Aujourd'hui, la santé mentale des personnes âgées est un sujet souvent ignoré malgré son ampleur. Près de la moitié des résidents d'EHPAD sont sous traitement antidépresseur. Parallèlement, la question de la loi sur la fin de vie revient en débat et alimente le problème. L'accès des plus fragiles à l'euthanasie est-il en effet souhaitable ? Analyse et discussion avec la docteure Véronique Lefebvre des Noëttes, psychiatre et gériatre, auteure de l’ouvrage à paraître, Bonne nuit, bonne santé, nous éclaire sur les défis liés à la santé mentale des seniors.
Environ un Français sur quatre se trouve concerné par des troubles psychiatriques au cours de sa vie. Cette problématique touche particulièrement les personnes âgées. Pour en parler, Pierre-Hugues Dubois et Louis Defresne accueillent Véronique Lefebvre des Noëttes, psychiatre et gériatre, auteure de l’ouvrage Quelles évolutions dans l’image du vieillissement ?

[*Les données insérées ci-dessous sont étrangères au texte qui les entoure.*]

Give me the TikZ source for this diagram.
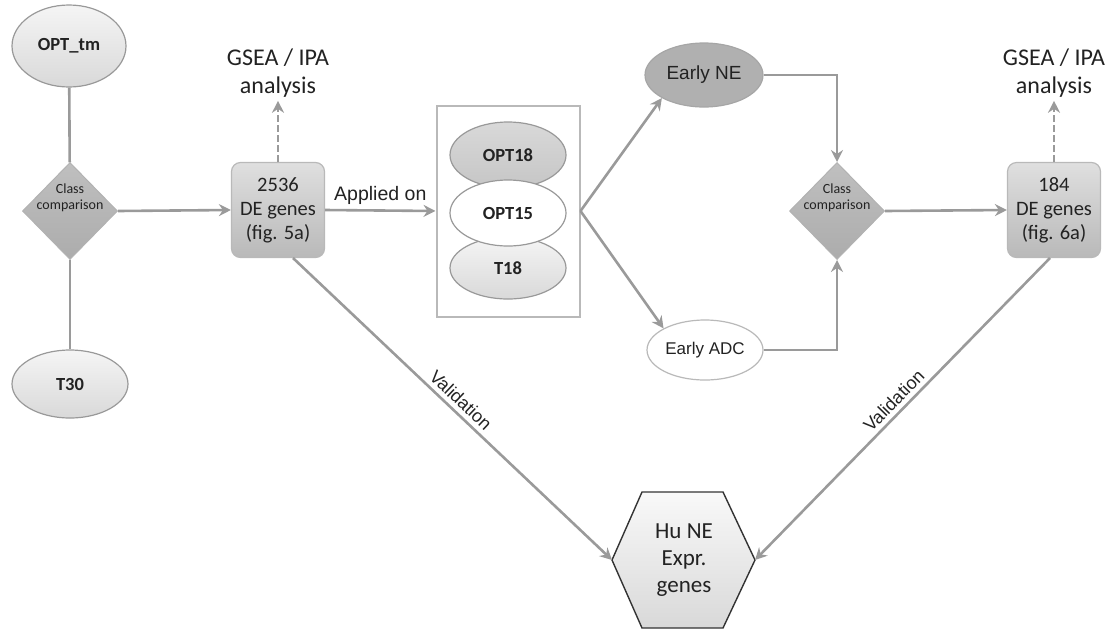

Près de la moitié des résidents de maisons de retraite consomment des antidépresseurs. C'est d'ailleurs le sujet de la "grande cause nationale", initiative de sensibilisation de Michel Barnier en septembre 2023. Elle visait à traiter de la protection des personnes vulnérables, enfants et seniors.
Le Covid a exacerbé la situation, avec l'isolement des plus âgés dans les EHPAD. Beaucoup ont été pratiquement séquestrés, sans pouvoir être en contact avec leurs familles. Selon Véronique Lefebvre des Noëttes “l’isolement est un facteur majeur de la dépression.”
La vieillesse en soi n’est pas une maladie, mais en vieillissant, il est plus fréquent de souffrir de plusieurs maux.
Par ailleurs, plus de 800 000 personnes âgées en affection de longue durée (ALD) n'ont pas de médecin traitant. Les médecins ne se rendent plus à domicile, et certains territoires connaissent des déserts médicaux. L'accompagnement médical des personnes âgées est de plus en plus compliqué. Les familles, elles, se déplacent de moins en moins pour rendre visite à leurs aînés. Pour Véronique Lefebvre des Noëttes, « la responsabilité revient d’abord aux familles. C’est à elles d’assurer ce soutien, mais aussi à la puissance publique.”
L’État et les particuliers sont les deux fers de lance de l’aide pour les seniors. L’ État fournit l’allocation de solidarité aux personnes âgées (ASPA), qui s’élève à 1100€ par mois environ. Pourtant, selon la psychiatre, cette somme ne permettrait pas de vivre décemment à Paris ou en Île-de-France. Cette précarité pèse sur les personnes âgées, qui manquent de soins de proximité, notamment dans les campagnes.
Les hôpitaux de villes se caractérisent par une absence de visites extérieures, bien que les patients en soins de longue durée ont droit à des équipes de soignants, dont des médecins et des psychologues. À l’inverse, les EHPAD sont des lieux de vie. Les soignants jouent souvent le rôle d’accompagnants jusqu’à la fin.
Des associations comme Saint-Vincent-de-Paul apportent du réconfort aux patients. Le rôle des bénévoles est essentiel, mais ce n’est pas un rôle thérapeutique. Leur rôle est de donner de la présence.
Dans son livre La force de la caresse, Véronique Lefebvre des Noëttes vous explique l’importance de l’humanité dans les soins, et notamment l’importance de la caresse donnée au patient. Elle précise :
La caresse provoque une libération des hormones du désir de vivre et à l’attachement, tout en réduisant l’hormone du stress. Ce geste d’humanité est gratuit et essentiel, mais il est souvent négligé dans les protocoles médicaux, qui insistent davantage sur la distance et l’efficacité plutôt que sur la présence.
Cette approche est difficile à appliquer dans les soins, car ces derniers sont souvent trop centrés sur des procédures standardisées et sur la "juste distance". Cependant, il est nécessaire d'apprendre la "juste présence", sujet qui n’est pas abordé dans les formations publiques.
Selon Véronique Lefebvre des Noëttes, la potentielle évolution législative concernant le suicide assisté peut risquer d’influencer les personnes fragiles. Au Québec ou en Belgique, certains particuliers ont demandé l'euthanasie anticipatoire pour des raisons de précarité sociale. Pour elle, il faut éviter ces dérives, échappatoire sinistre pour les isolés : “Une personne déprimée n'a plus qu’une idée : la fin de la souffrance. Si on lui propose une alternative à la souffrance, elle risque de ne plus voir d’autre option que l’euthanasie.”
Une personne souffrante aurait besoin de l’accompagnement d’une présence, et non de la possibilité de choisir la mort.
“Il est essentiel d’avoir un soignant qui tend la main, pas une seringue.”